Challenge.
Output the material word for word. Leave each picture out.
──────────────────────────────
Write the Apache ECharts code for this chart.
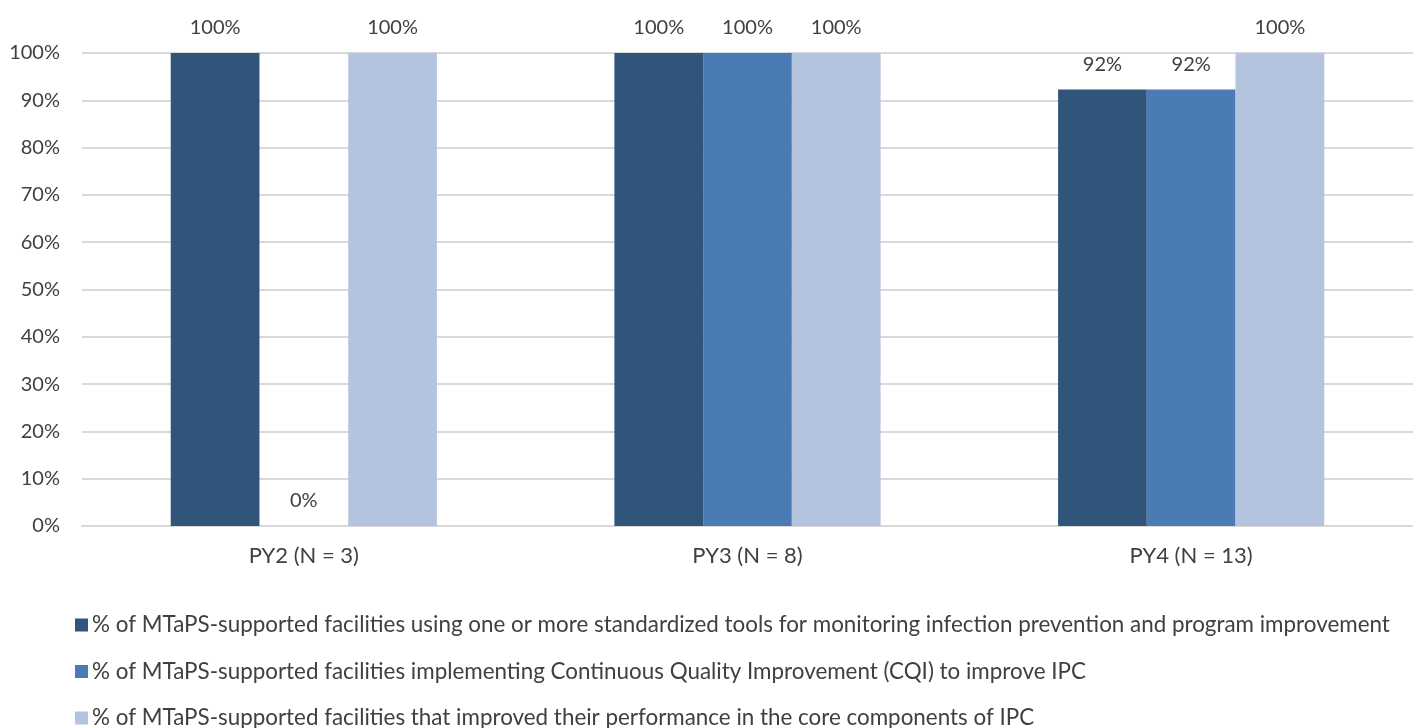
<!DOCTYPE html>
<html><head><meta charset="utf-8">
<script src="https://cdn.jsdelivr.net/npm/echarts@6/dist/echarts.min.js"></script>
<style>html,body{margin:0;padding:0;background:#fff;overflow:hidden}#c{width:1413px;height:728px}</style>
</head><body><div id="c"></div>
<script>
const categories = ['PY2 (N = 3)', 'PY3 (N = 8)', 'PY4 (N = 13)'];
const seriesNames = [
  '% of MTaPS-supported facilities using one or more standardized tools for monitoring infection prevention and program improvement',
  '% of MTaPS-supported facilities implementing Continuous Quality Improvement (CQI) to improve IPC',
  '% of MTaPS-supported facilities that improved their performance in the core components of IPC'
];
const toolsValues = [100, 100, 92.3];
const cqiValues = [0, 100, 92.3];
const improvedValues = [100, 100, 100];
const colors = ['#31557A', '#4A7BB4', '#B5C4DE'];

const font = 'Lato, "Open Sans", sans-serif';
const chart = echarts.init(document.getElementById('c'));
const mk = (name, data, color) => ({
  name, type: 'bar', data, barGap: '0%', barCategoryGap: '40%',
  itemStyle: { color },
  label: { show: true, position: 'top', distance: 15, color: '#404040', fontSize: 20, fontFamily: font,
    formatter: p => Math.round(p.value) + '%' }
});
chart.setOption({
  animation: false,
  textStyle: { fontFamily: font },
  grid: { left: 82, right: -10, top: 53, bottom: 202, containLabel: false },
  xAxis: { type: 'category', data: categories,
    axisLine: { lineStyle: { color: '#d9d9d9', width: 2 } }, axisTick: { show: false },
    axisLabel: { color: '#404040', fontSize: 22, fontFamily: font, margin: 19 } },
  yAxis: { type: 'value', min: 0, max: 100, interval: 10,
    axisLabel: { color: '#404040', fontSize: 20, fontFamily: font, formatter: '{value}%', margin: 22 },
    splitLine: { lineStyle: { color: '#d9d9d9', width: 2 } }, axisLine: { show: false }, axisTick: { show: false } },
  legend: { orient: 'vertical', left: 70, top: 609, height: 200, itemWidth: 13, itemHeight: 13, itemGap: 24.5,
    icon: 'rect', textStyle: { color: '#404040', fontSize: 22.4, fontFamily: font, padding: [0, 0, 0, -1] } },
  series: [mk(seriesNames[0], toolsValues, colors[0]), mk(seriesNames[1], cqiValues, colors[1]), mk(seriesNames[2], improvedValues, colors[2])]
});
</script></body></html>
──────────────────────────────
Solved exercise.
Write the Apache ECharts code for this chart.
<!DOCTYPE html>
<html><head><meta charset="utf-8">
<script src="https://cdn.jsdelivr.net/npm/echarts@6/dist/echarts.min.js"></script>
<style>html,body{margin:0;padding:0;background:#fff;overflow:hidden}#c{width:1413px;height:728px}</style>
</head><body><div id="c"></div>
<script>
const categories = ['PY2 (N = 3)', 'PY3 (N = 8)', 'PY4 (N = 13)'];
const seriesNames = [
  '% of MTaPS-supported facilities using one or more standardized tools for monitoring infection prevention and program improvement',
  '% of MTaPS-supported facilities implementing Continuous Quality Improvement (CQI) to improve IPC',
  '% of MTaPS-supported facilities that improved their performance in the core components of IPC'
];
const toolsValues = [100, 100, 92.3];
const cqiValues = [0, 100, 92.3];
const improvedValues = [100, 100, 100];
const colors = ['#31557A', '#4A7BB4', '#B5C4DE'];

const font = 'Lato, "Open Sans", sans-serif';
const chart = echarts.init(document.getElementById('c'));
const mk = (name, data, color) => ({
  name, type: 'bar', data, barGap: '0%', barCategoryGap: '40%',
  itemStyle: { color },
  label: { show: true, position: 'top', distance: 15, color: '#404040', fontSize: 20, fontFamily: font,
    formatter: p => Math.round(p.value) + '%' }
});
chart.setOption({
  animation: false,
  textStyle: { fontFamily: font },
  grid: { left: 82, right: -10, top: 53, bottom: 202, containLabel: false },
  xAxis: { type: 'category', data: categories,
    axisLine: { lineStyle: { color: '#d9d9d9', width: 2 } }, axisTick: { show: false },
    axisLabel: { color: '#404040', fontSize: 22, fontFamily: font, margin: 19 } },
  yAxis: { type: 'value', min: 0, max: 100, interval: 10,
    axisLabel: { color: '#404040', fontSize: 20, fontFamily: font, formatter: '{value}%', margin: 22 },
    splitLine: { lineStyle: { color: '#d9d9d9', width: 2 } }, axisLine: { show: false }, axisTick: { show: false } },
  legend: { orient: 'vertical', left: 70, top: 609, height: 200, itemWidth: 13, itemHeight: 13, itemGap: 24.5,
    icon: 'rect', textStyle: { color: '#404040', fontSize: 22.4, fontFamily: font, padding: [0, 0, 0, -1] } },
  series: [mk(seriesNames[0], toolsValues, colors[0]), mk(seriesNames[1], cqiValues, colors[1]), mk(seriesNames[2], improvedValues, colors[2])]
});
</script></body></html>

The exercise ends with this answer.